### [AIM OF THE TASK]
Without the pictures, print the lines running from the beginning of the material to the line containing "-0.4, -1.1, 8.1, -1.7, -0.7, 3.6, 1.7, -2.2];", both ends included.

### [AVAILABLE DATA]
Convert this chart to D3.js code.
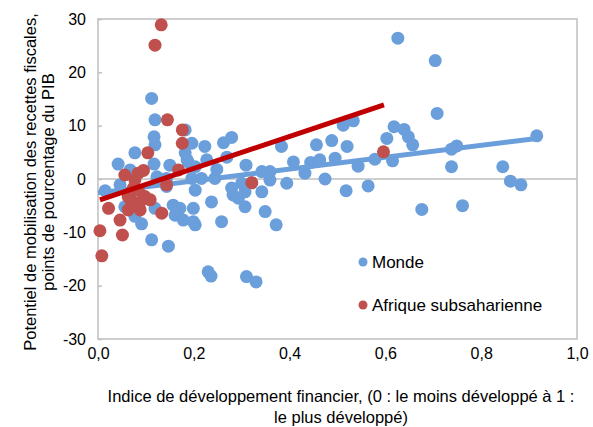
<!DOCTYPE html>
<html>
<head>
<meta charset="utf-8">
<script src="https://cdn.jsdelivr.net/npm/d3@7"></script>
<style>
  body { margin: 0; background: #fff; }
  text { font-family: "Liberation Sans", Arial, sans-serif; fill: #000; }
</style>
</head>
<body>
<div id="chart"></div>
<script>
// Monde: [financial development index, tax potential (pp of GDP)]
const worldX = [0.112, 0.119, 0.117, 0.119, 0.077, 0.042, 0.117, 0.150, 0.182, 0.196,
                0.182, 0.223, 0.262, 0.279, 0.227, 0.269, 0.309, 0.188, 0.203, 0.248,
                0.216, 0.196, 0.244, 0.123, 0.143, 0.046, 0.143, 0.203, 0.056, 0.119,
                0.157, 0.171, 0.199, 0.161, 0.178, 0.203, 0.091, 0.077, 0.112, 0.147,
                0.237, 0.258, 0.282, 0.293, 0.307, 0.199, 0.349, 0.372, 0.230, 0.236,
                0.310, 0.330, 0.300, 0.307, 0.342, 0.359, 0.342, 0.359, 0.394, 0.408,
                0.383, 0.432, 0.444, 0.456, 0.463, 0.474, 0.488, 0.495, 0.512, 0.533,
                0.520, 0.518, 0.543, 0.564, 0.578, 0.603, 0.618, 0.639, 0.648, 0.657,
                0.615, 0.626, 0.704, 0.708, 0.676, 0.738, 0.749, 0.738, 0.761, 0.845,
                0.861, 0.883, 0.916, 0.279, 0.321, 0.186, 0.067, 0.015];
const worldY = [15.1, 11.1, 7.9, 6.4, 4.9, 2.8, 2.8, 2.6, 9.2, 6.7,
                4.9, 6.1, 6.8, 7.8, 3.6, 4.1, 2.6, 3.2, 2.3, 1.8,
                0.1, 0.1, 0.1, 0.4, 0.1, -1.1, -1.4, -2.1, -5.2, -5.5,
                -4.9, -5.5, -5.5, -6.8, -7.7, -8.6, -8.4, -7.0, -11.4, -12.6,
                -4.3, -8.0, -3.0, -3.6, -5.2, -8.0, -6.1, -8.6, -17.4, -18.2,
                -18.3, -19.3, -0.8, -2.4, -2.4, -0.2, 1.4, 1.4, -0.8, 3.2,
                6.1, 1.1, 3.1, 6.4, 3.6, 0.0, 7.2, 3.9, 10.1, 10.9,
                6.1, -2.2, 2.4, -1.3, 3.7, 7.6, 9.8, 9.3, 7.9, 6.4,
                3.4, 26.4, 22.2, 12.3, -5.7, 5.6, 6.2, 2.3, -5.0, 2.3,
                -0.4, -1.1, 8.1, -1.7, -0.7, 3.6, 1.7, -2.2];

// Afrique subsaharienne
const ssaX = [0.132, 0.119, 0.145, 0.176, 0.176, 0.104, 0.168, 0.095, 0.084, 0.056,
              0.077, 0.074, 0.143, 0.070, 0.084, 0.098, 0.063, 0.070, 0.088, 0.109,
              0.063, 0.088, 0.022, 0.046, 0.051, 0.133, 0.004, 0.008, 0.321, 0.596];
const ssaY = [28.9, 25.1, 11.1, 9.2, 6.7, 4.9, 1.7, 1.6, 1.1, 0.75,
              -0.2, -1.7, -1.1, -2.4, -2.1, -3.3, -3.3, -4.3, -4.3, -3.9,
              -5.8, -5.8, -5.5, -7.7, -10.5, -6.4, -9.7, -14.4, -0.7, 5.1];

// linear trend lines (start, end)
const worldTrend = [[0.0, -2.6], [0.916, 7.6]];
const ssaTrend = [[0.004, -3.9], [0.597, 13.9]];

const xTicks = [0, 0.2, 0.4, 0.6, 0.8, 1.0];
const yTicks = [-30, -20, -10, 0, 10, 20, 30];
const seriesNames = ["Monde", "Afrique subsaharienne"];
const colors = ["#6a9fdc", "#c0504d"];
const trendColors = ["#6a9fdc", "#c00000"];

const W = 593, H = 427;
const margin = {left: 98, top: 19, right: 16, bottom: 88};
const iw = W - margin.left - margin.right;
const ih = H - margin.top - margin.bottom;

const svg = d3.select("#chart").append("svg")
    .attr("width", W)
    .attr("height", H);

const g = svg.append("g")
    .attr("transform", `translate(${margin.left},${margin.top})`);

const x = d3.scaleLinear().domain([0, 1]).range([0, iw]);
const y = d3.scaleLinear().domain([-30, 30]).range([ih, 0]);

// plot frame
g.append("rect")
    .attr("x", 0).attr("y", 0)
    .attr("width", iw).attr("height", ih)
    .attr("fill", "none")
    .attr("stroke", "#bfbfbf")
    .attr("stroke-width", 1.5);

// zero line
g.append("line")
    .attr("x1", 0).attr("x2", iw)
    .attr("y1", y(0)).attr("y2", y(0))
    .attr("stroke", "#bfbfbf")
    .attr("stroke-width", 1.5);

// y axis (plain hyphen for negatives, like the original)
const yAxis = g.append("g")
    .call(d3.axisLeft(y).tickValues(yTicks).tickSize(-4).tickPadding(12)
        .tickFormat(d => String(d)));
yAxis.select(".domain").remove();
yAxis.selectAll(".tick line").attr("stroke", "#bfbfbf").attr("stroke-width", 1.5);
yAxis.selectAll(".tick text").attr("font-size", "16px").attr("fill", "#000")
    .style("font-family", "Liberation Sans, Arial, sans-serif");

// x axis
const xAxis = g.append("g")
    .attr("transform", `translate(0,${ih})`)
    .call(d3.axisBottom(x).tickValues(xTicks).tickSize(0).tickPadding(9)
        .tickFormat(d => d.toFixed(1).replace(".", ",")));
xAxis.select(".domain").remove();
xAxis.selectAll(".tick text").attr("font-size", "16px").attr("fill", "#000")
    .style("font-family", "Liberation Sans, Arial, sans-serif");

const world = worldX.map((d, i) => ({x: d, y: worldY[i]}));
const ssa = ssaX.map((d, i) => ({x: d, y: ssaY[i]}));
const line = d3.line().x(d => x(d[0])).y(d => y(d[1]));

// Monde points
g.append("g").selectAll("circle")
    .data(world)
    .enter()
    .append("circle")
    .attr("cx", d => x(d.x))
    .attr("cy", d => y(d.y))
    .attr("r", 6.5)
    .attr("fill", colors[0]);

g.append("path")
    .attr("d", line(worldTrend))
    .attr("stroke", trendColors[0])
    .attr("stroke-width", 5)
    .attr("fill", "none");

// Afrique subsaharienne points
g.append("g").selectAll("circle")
    .data(ssa)
    .enter()
    .append("circle")
    .attr("cx", d => x(d.x))
    .attr("cy", d => y(d.y))
    .attr("r", 6.5)
    .attr("fill", colors[1]);

g.append("path")
    .attr("d", line(ssaTrend))
    .attr("stroke", trendColors[1])
    .attr("stroke-width", 5)
    .attr("fill", "none");

// legend
const legend = svg.append("g").attr("transform", "translate(363,262)");
seriesNames.forEach(function(name, i) {
    legend.append("circle")
        .attr("cx", 0).attr("cy", i * 43)
        .attr("r", 4.5)
        .attr("fill", colors[i]);
    legend.append("text")
        .attr("x", 9).attr("y", i * 43 + 6)
        .attr("font-size", "17px")
        .text(name);
});

// axis titles
const xTitle = svg.append("text")
    .attr("text-anchor", "middle")
    .attr("font-size", "16.5px");
xTitle.append("tspan").attr("x", 341).attr("y", 402)
    .text("Indice de développement financier, (0 : le moins développé à 1 :");
xTitle.append("tspan").attr("x", 341).attr("y", 423)
    .text("le plus développé)");

const yTitle = svg.append("text")
    .attr("text-anchor", "middle")
    .attr("font-size", "16.5px")
    .attr("transform", "translate(0,182) rotate(-90)");
yTitle.append("tspan").attr("x", 0).attr("y", 36)
    .text("Potentiel de mobilisation des recettes fiscales,");
yTitle.append("tspan").attr("x", 0).attr("y", 54)
    .text("points de pourcentage du PIB");
</script>
</body>
</html>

### [EXERCISE ANSWER]
Convert this chart to D3.js code.
<!DOCTYPE html>
<html>
<head>
<meta charset="utf-8">
<script src="https://cdn.jsdelivr.net/npm/d3@7"></script>
<style>
  body { margin: 0; background: #fff; }
  text { font-family: "Liberation Sans", Arial, sans-serif; fill: #000; }
</style>
</head>
<body>
<div id="chart"></div>
<script>
// Monde: [financial development index, tax potential (pp of GDP)]
const worldX = [0.112, 0.119, 0.117, 0.119, 0.077, 0.042, 0.117, 0.150, 0.182, 0.196,
                0.182, 0.223, 0.262, 0.279, 0.227, 0.269, 0.309, 0.188, 0.203, 0.248,
                0.216, 0.196, 0.244, 0.123, 0.143, 0.046, 0.143, 0.203, 0.056, 0.119,
                0.157, 0.171, 0.199, 0.161, 0.178, 0.203, 0.091, 0.077, 0.112, 0.147,
                0.237, 0.258, 0.282, 0.293, 0.307, 0.199, 0.349, 0.372, 0.230, 0.236,
                0.310, 0.330, 0.300, 0.307, 0.342, 0.359, 0.342, 0.359, 0.394, 0.408,
                0.383, 0.432, 0.444, 0.456, 0.463, 0.474, 0.488, 0.495, 0.512, 0.533,
                0.520, 0.518, 0.543, 0.564, 0.578, 0.603, 0.618, 0.639, 0.648, 0.657,
                0.615, 0.626, 0.704, 0.708, 0.676, 0.738, 0.749, 0.738, 0.761, 0.845,
                0.861, 0.883, 0.916, 0.279, 0.321, 0.186, 0.067, 0.015];
const worldY = [15.1, 11.1, 7.9, 6.4, 4.9, 2.8, 2.8, 2.6, 9.2, 6.7,
                4.9, 6.1, 6.8, 7.8, 3.6, 4.1, 2.6, 3.2, 2.3, 1.8,
                0.1, 0.1, 0.1, 0.4, 0.1, -1.1, -1.4, -2.1, -5.2, -5.5,
                -4.9, -5.5, -5.5, -6.8, -7.7, -8.6, -8.4, -7.0, -11.4, -12.6,
                -4.3, -8.0, -3.0, -3.6, -5.2, -8.0, -6.1, -8.6, -17.4, -18.2,
                -18.3, -19.3, -0.8, -2.4, -2.4, -0.2, 1.4, 1.4, -0.8, 3.2,
                6.1, 1.1, 3.1, 6.4, 3.6, 0.0, 7.2, 3.9, 10.1, 10.9,
                6.1, -2.2, 2.4, -1.3, 3.7, 7.6, 9.8, 9.3, 7.9, 6.4,
                3.4, 26.4, 22.2, 12.3, -5.7, 5.6, 6.2, 2.3, -5.0, 2.3,
                -0.4, -1.1, 8.1, -1.7, -0.7, 3.6, 1.7, -2.2];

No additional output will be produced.